Did you know? Children under the age of 9 worked in factories up until 1833? Then the Factories Act of 1833 was passed which also restricted the hours of working for children aged between 9 and 13 to 10 hours a day.
1893 – The original Holy Trinity Church, which became known as ‘the old tin church’, was built from wood and corrugated iron. It was located on Bank Lane.
1938 – The stone church you see today was built below Churchfield. The land was given to the church by JF Kitson, a local clay pipe manufacturer. Here you see local joiner Arthur Lockwood, Rev. Arthur Snow and stonemason Wilfred Beever laying the impressive top stone on the church tower in 1939.
Did you know? When the roof on a new building is completed, they have a ‘topping off’ ceremony to celebrate that the high point of the build has been reached.

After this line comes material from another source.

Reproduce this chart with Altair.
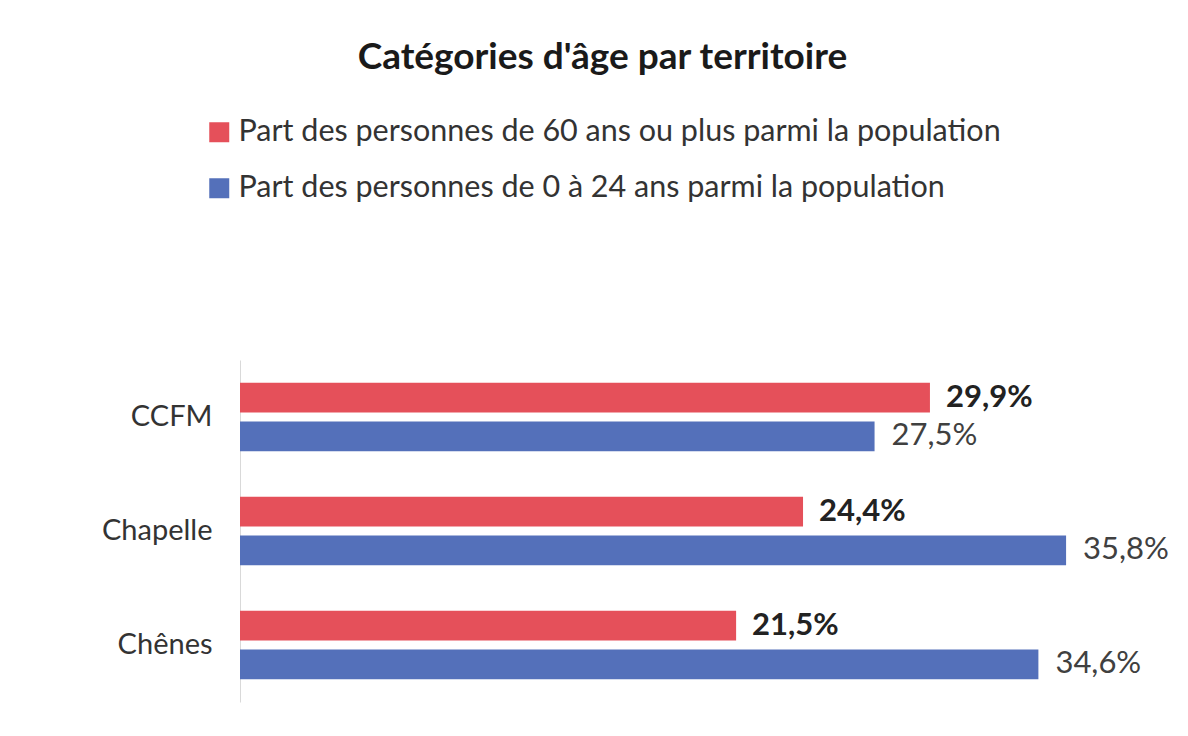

The Friends of Churchfield group has been formed to preserve what remains of this little green space in an increasingly built-up village. In the words of Steve Robinson (1950 – 2016), a founder member of the Friends,
“Denby Dale is a product of the industrial revolution. Map evidence shows that the Churchfield site has been an integral part of the village landscape for two centuries. Its surviving character provides an important connection to Denby Dale’s industrial heritage; and we give up these connections to our cost.”